My heart sank when I first saw this book’s title and I thought; “Yet another claim that middle leaders can change the world and solve all of education’s problems.” Don’t get me wrong: middle leaders have much to offer in the battle to improve educational standards and develop teaching and learning in schools, but they are constrained by the system in which they find themselves. Often they are slaves to box-ticking to satisfy the whims of the latest governmental-legacy plans rather than being allowed to think outside the box and truly inhabit their leadership role.
I was pleased to see in the blurb, however, that this book does not focus on middle leadership as a panacea for every school issue. Rather, it seeks to demonstrate how teachers at all levels and stages of their career can become agents of change. Twenty-six teachers and leaders, from class teachers in the UK to education policy leads in Serbia, contribute accounts of the change they have led.
The book is divided into four sections, each with a slightly different focus. The first, and arguably most readable, is a selection of short stories (often just a few pages) about change projects organised by class teachers, each of which is prefaced by an introduction to their context and “key lessons about teacher leadership”.
Each of the section’s eight chapters recounts how main-scale teachers effected change through identification of an issue and how best to resolve it. In his introduction, the editor explains that the stories have been written not by the teachers themselves, but from evidence they were asked to document on the projects they led, so as not to put “an additional burden” on them. Not discussed, however, is the amount of time the projects took from teachers with already full timetables, although reference is made to their outstanding commitment in pressurised circumstances. Therefore, I assume that they volunteered to take part in their school’s leadership programme.
I couldn’t put the book down when I was reading this section; teaching issues were talked about with credibility and the enthusiasm for students’ holistic development came across clearly.
But by section two, it started to feel stuffy and less accessible — the introduction explains that these accounts have a more scholarly focus as the contributions come from the work of graduates of the MEd programme in Leading Teaching and Learning. The book loses a little of its genuine enthusiasm in longer and more clinical accounts of change projects, with more references to literature.
Section three is written from the point of view of those organised in facilitating teacher leadership programmes. While it still has a very scholarly feel, an optimism runs throughout each contribution and you are left quite convinced that teachers at all levels in different countries can have an impact where they take change into their own hands and, crucially, when they have needed support.
The last section discusses the importance of networking and sharing knowledge. This is not an unfamiliar concept to most of us, but convincing line managers of its worth when budgets are tight is a different story. The chapter suggests that event should be teacher-led to avoid the usual “top down” approach. In doing so it will increase ownership of learning.

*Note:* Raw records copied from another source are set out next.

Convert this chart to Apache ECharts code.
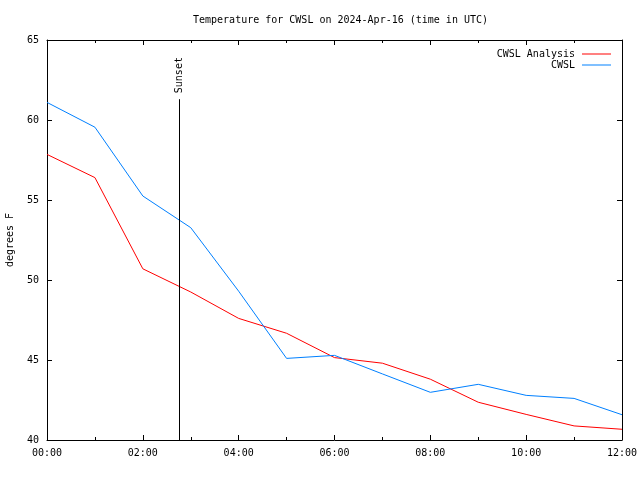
<!DOCTYPE html>
<html>
<head>
<meta charset="utf-8">
<script src="https://cdn.jsdelivr.net/npm/echarts@6/dist/echarts.min.js"></script>
<style>html,body{margin:0;padding:0;background:#fff}#c{width:640px;height:480px}</style>
</head>
<body>
<div id="c"></div>
<script>
var hours = [0,1,2,3,4,5,6,7,8,9,10,11,12];
var analysis = [57.85,56.4,50.7,49.25,47.6,46.67,45.15,44.8,43.8,42.36,41.6,40.88,40.67];
var observed = [61.1,59.55,55.25,53.27,49.3,45.1,45.29,44.13,42.98,43.48,42.79,42.6,41.58];
var sunsetHour = 2.76;
var sunsetTop = 61.3;
var titleText = 'Temperature for CWSL on 2024-Apr-16 (time in UTC)';
var FONT = 'DejaVu Sans Mono';

function pairs(ys){ return hours.map(function(h,i){ return [h, ys[i]]; }); }
function fmt(v){ var h = Math.round(v); return (h<10?'0':'')+h+':00'; }

var axisCommon = {
  axisLine:{show:true, onZero:false, lineStyle:{color:'#000', width:1}},
  axisTick:{show:true, inside:true, length:5, lineStyle:{color:'#000'}},
  splitLine:{show:false}
};

var chart = echarts.init(document.getElementById('c'), null, {renderer:'canvas'});
chart.setOption({
  animation:false,
  backgroundColor:'#fff',
  title:{text:titleText, left:188, top:10, textStyle:{fontFamily:FONT, fontSize:10, fontWeight:'normal', color:'#000'}},
  grid:{left:47, right:18, top:40, bottom:40, containLabel:false, outerBoundsMode:'none'},
  legend:{
    right:24, top:43.5, orient:'vertical', align:'right', itemWidth:29, itemHeight:1, itemGap:0,
    icon:'rect',
    textStyle:{fontFamily:FONT, fontSize:10, color:'#000', padding:[0,2,0,0], lineHeight:11},
    data:['CWSL Analysis','CWSL']
  },
  xAxis:[
    Object.assign({}, axisCommon, {type:'value', min:0, max:12, interval:2, position:'bottom',
      minorTick:{show:true, splitNumber:2, length:3, lineStyle:{color:'#000'}},
      axisLabel:{formatter:fmt, fontFamily:FONT, fontSize:10, color:'#000', margin:8}}),
    Object.assign({}, axisCommon, {type:'value', min:0, max:12, interval:2, position:'top',
      minorTick:{show:true, splitNumber:2, length:3, lineStyle:{color:'#000'}},
      axisLabel:{show:false}})
  ],
  yAxis:[
    Object.assign({}, axisCommon, {type:'value', min:40, max:65, interval:5, position:'left',
      name:'degrees F', nameLocation:'middle', nameGap:32, nameRotate:90,
      nameTextStyle:{fontFamily:FONT, fontSize:10, color:'#000'},
      axisLabel:{fontFamily:FONT, fontSize:10, color:'#000', margin:8}}),
    Object.assign({}, axisCommon, {type:'value', min:40, max:65, interval:5, position:'right',
      axisLabel:{show:false}})
  ],
  series:[
    {name:'CWSL Analysis', type:'line', data:pairs(analysis), symbol:'none',
      lineStyle:{color:'#ff0000', width:1}, itemStyle:{color:'#ff0000'},
      markLine:{silent:true, symbol:['none','none'], label:{show:false},
        lineStyle:{color:'#000', width:1, type:'solid'},
        data:[[{coord:[sunsetHour,40]},{coord:[sunsetHour,sunsetTop]}]]},
      markPoint:{symbol:'circle', symbolSize:0, silent:true,
        label:{show:true, formatter:'Sunset', position:'top', distance:6, rotate:90, align:'left', verticalAlign:'middle',
          fontFamily:FONT, fontSize:10, color:'#000'},
        data:[{coord:[sunsetHour,sunsetTop]}]}
    },
    {name:'CWSL', type:'line', data:pairs(observed), symbol:'none',
      lineStyle:{color:'#0080ff', width:1}, itemStyle:{color:'#0080ff'}}
  ]
});
</script>
</body>
</html>
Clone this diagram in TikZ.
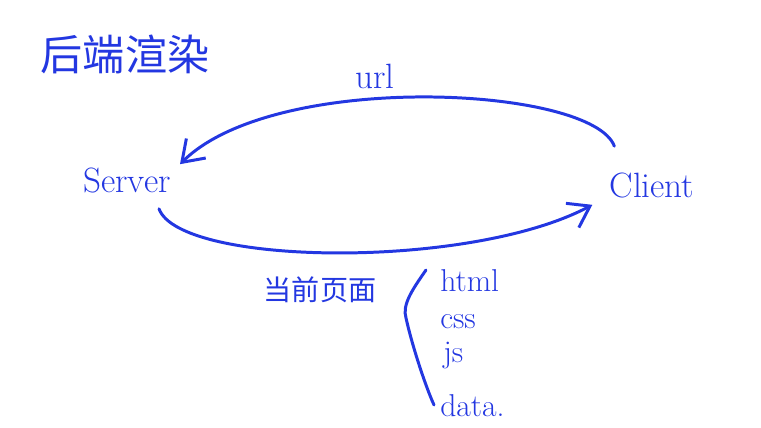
\documentclass[tikz,border=0pt]{standalone}
\usepackage{fontspec}
\newfontfamily\cjk{Noto Sans CJK SC}
\usetikzlibrary{arrows.meta}
\definecolor{penblue}{RGB}{35,55,225}

\begin{document}
\begin{tikzpicture}[x=0.02cm,y=-0.02cm,draw=penblue,text=penblue,line width=1.7pt,line cap=round]
    \tikzstyle{word}=[inner sep=1pt,font=\fontsize{20}{22}\selectfont]
    \tikzstyle{item}=[inner sep=1pt,anchor=base west,font=\fontsize{18}{20}\selectfont]
    \tikzstyle{hanzi}=[inner sep=1pt,font=\cjk\fontsize{16}{18}\selectfont]
    \tikzstyle{flow}=[-{Straight Barb[length=4mm,width=5.5mm]}]

    \useasboundingbox (0,0) rectangle (761,427);

    % Draw the title
    \node[hanzi,font=\cjk\fontsize{24}{26}\selectfont] (title) at (125,54) {后端渲染};

    % Draw the two ends
    \node[word] (server) at (127,180) {Server};
    \node[word] (client) at (652,185) {Client};
    \node[word] (url) at (375,76) {url};

    % Request from the client, page back from the server
    \draw[flow] ([shift={(8,-23)}]client.north west)
        .. controls (592,86) and (275,70) .. ([shift={(6,0)}]server.north east);
    \draw[flow] ([shift={(-15,13)}]server.south east)
        .. controls (180,266) and (470,270) .. ([shift={(-14,4)}]client.south west);

    % Annotate what the page holds
    \node[hanzi] (page) at (320,290) {当前页面};
    \node[item] (html) at (437,291) {html};
    \node[item] (css) at (437,328) {css};
    \node[item] (js) at (440,362) {js};
    \node[item] (data) at (437,416) {data.};
    \draw (426,270) .. controls (412,290) and (402,305) .. (406,318)
        .. controls (412,345) and (425,385) .. (434,405);

\end{tikzpicture}
\end{document}
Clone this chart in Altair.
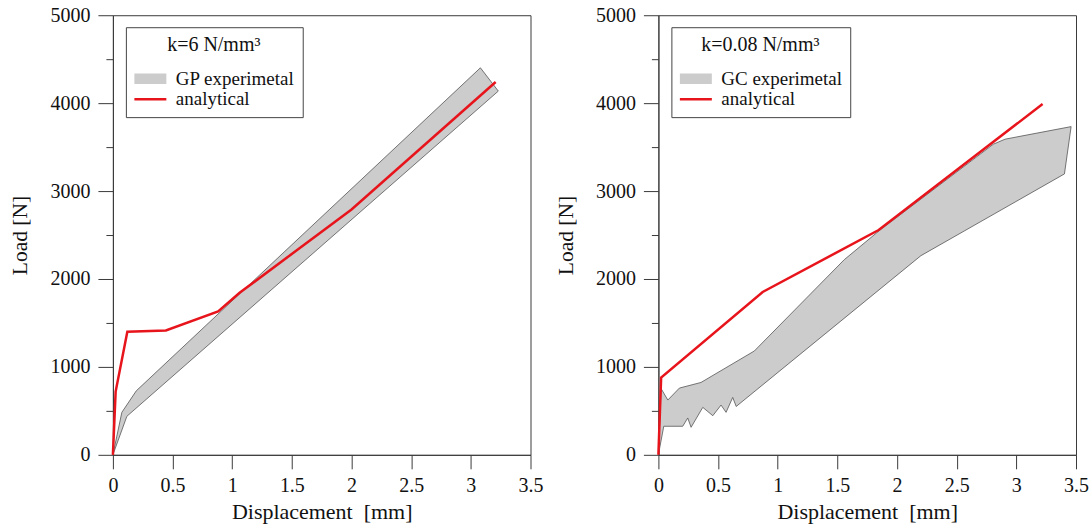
import altair as alt
import pandas as pd

SERIF = "Liberation Serif"
RED = "#e8141c"
BAND_FILL = "#cccccc"
BAND_EDGE = "#555555"
AXIS_COLOR = "#3a3a3a"

# ---------------- data ----------------
# Left panel: k = 6 N/mm3, GP experimental band
gp_upper_x = [0, 0.075, 0.196, 3.08]
gp_upper_y = [0, 483, 728, 4402]
gp_lower_x = [0, 0.117, 3.23]
gp_lower_y = [0, 438, 4137]
gp_an_x = [0, 0.023, 0.121, 0.444, 0.882, 1.062, 2.0, 3.208]
gp_an_y = [0, 719, 1400, 1415, 1630, 1843, 2790, 4240]

# Right panel: k = 0.08 N/mm3, GC experimental band
gc_upper_x = [0, 0.022, 0.079, 0.176, 0.357, 0.804, 1.558, 1.855, 2.807, 2.905, 3.459]
gc_upper_y = [0, 755, 623, 759, 823, 1181, 2220, 2554, 3533, 3590, 3733]
gc_lower_x = [0, 0.045, 0.204, 0.246, 0.274, 0.372, 0.456, 0.525, 0.567, 0.623, 0.652, 2.2, 3.403]
gc_lower_y = [0, 325, 325, 419, 313, 540, 445, 566, 483, 653, 550, 2265, 3195]
gc_an_x = [0, 0.023, 0.874, 1.846, 3.22]
gc_an_y = [0, 879, 1852, 2557, 3990]

x_ticks = [i * 0.25 for i in range(15)]
y_ticks = [i * 500 for i in range(11)]

# legend symbol shapes (band patch and line sample)
BAND_SYMBOL = "M-1.8,-1.05H4.6V1.05H-1.8Z"
LINE_SYMBOL = "M-1.8,-0.25H4.6V0.25H-1.8Z"


def polygon(ux, uy, lx, ly):
    xs = list(ux) + list(reversed(lx))
    ys = list(uy) + list(reversed(ly))
    return pd.DataFrame({"x": xs, "y": ys, "i": list(range(len(xs)))})


def panel(band_df, an_x, an_y, band_label, k_title):
    an = pd.DataFrame({"x": an_x, "y": an_y})
    keys = pd.DataFrame({"series": [band_label, "analytical"]})
    xs = alt.Scale(domain=[0, 3.5], nice=False, zero=False)
    ys = alt.Scale(domain=[0, 5000], nice=False)
    x_axis = alt.Axis(
        values=x_ticks,
        labelExpr="datum.value % 0.5 === 0 ? format(datum.value, '~g') : ''",
        tickSize={"condition": {"test": "datum.value % 0.5 !== 0", "value": 7}, "value": 14},
        labelOverlap=False,
        labelFlush=False,
        labelPadding=7,
        titlePadding=6,
        title="Displacement\u00a0 [mm]",
        titleFontSize=22,
    )
    y_axis = alt.Axis(
        values=y_ticks,
        labelExpr="datum.value % 1000 === 0 ? format(datum.value, 'd') : ''",
        tickSize={"condition": {"test": "datum.value % 1000 !== 0", "value": 7}, "value": 15},
        labelOverlap=False,
        labelFlush=False,
        labelPadding=8,
        titlePadding=18,
        title="Load [N]",
        titleFontSize=21.5,
    )
    band_layer = alt.Chart(band_df).mark_line(
        fill=BAND_FILL, stroke=BAND_EDGE, strokeWidth=0.8
    ).encode(
        x=alt.X("x:Q", scale=xs, axis=x_axis),
        y=alt.Y("y:Q", scale=ys, axis=y_axis),
        order=alt.Order("i:Q"),
    )
    line_layer = alt.Chart(an).mark_line(stroke=RED, strokeWidth=2.5).encode(
        x=alt.X("x:Q", scale=xs),
        y=alt.Y("y:Q", scale=ys),
    )
    legend = alt.Legend(
        title=k_title,
        orient="none",
        legendX=13,
        legendY=12,
        titleFont=SERIF,
        titleFontSize=20,
        titleFontWeight="normal",
        titleColor="#111111",
        titleAnchor="middle",
        titleAlign="center",
        titlePadding=14,
        labelFont=SERIF,
        labelFontSize=19,
        labelColor="#111111",
        labelOffset=23,
        symbolSize=100,
        symbolStrokeWidth=0,
        symbolOpacity=1,
        rowPadding=0.5,
        padding=8,
        strokeColor="#444444",
        fillColor="white",
    )
    key_layer = alt.Chart(keys).transform_filter("false").mark_point(
        filled=True, opacity=1
    ).encode(
        color=alt.Color("series:N",
                        scale=alt.Scale(domain=[band_label, "analytical"], range=[BAND_FILL, RED]),
                        legend=legend),
        shape=alt.Shape("series:N",
                        scale=alt.Scale(domain=[band_label, "analytical"], range=[BAND_SYMBOL, LINE_SYMBOL]),
                        legend=legend),
    )
    return alt.layer(band_layer, line_layer, key_layer).properties(width=418, height=440)


left = panel(polygon(gp_upper_x, gp_upper_y, gp_lower_x, gp_lower_y),
             gp_an_x, gp_an_y, "GP experimetal", "k=6 N/mm\u00b3")
right = panel(polygon(gc_upper_x, gc_upper_y, gc_lower_x, gc_lower_y),
              gc_an_x, gc_an_y, "GC experimetal", "k=0.08 N/mm\u00b3")

chart = (
    alt.hconcat(left, right, spacing=11)
    .resolve_scale(color="independent", shape="independent")
    .properties(padding={"left": 9, "top": 4, "right": 2, "bottom": 2})
    .configure(background="white")
    .configure_view(stroke=AXIS_COLOR, strokeWidth=1)
    .configure_axis(
        grid=False,
        domainColor=AXIS_COLOR,
        tickColor=AXIS_COLOR,
        labelFont=SERIF,
        labelFontSize=20,
        labelColor="#111111",
        titleFont=SERIF,
        titleFontWeight="normal",
        titleColor="#111111",
    )
)

chart.save("out.html", embed_options={"renderer": "svg", "actions": False})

Sections of this book are relevant and powerful for teachers at all stages of their careers, but some of the middle section feels more geared towards academics, middle and senior leaders. I liked that the earlier accounts were pithy and could be dipped in and out of, but you may need to re-read other sections before getting to the crux of an issue. Still, read this book and you will be reinvigorated to take charge of your own practice development and inspire others to do so.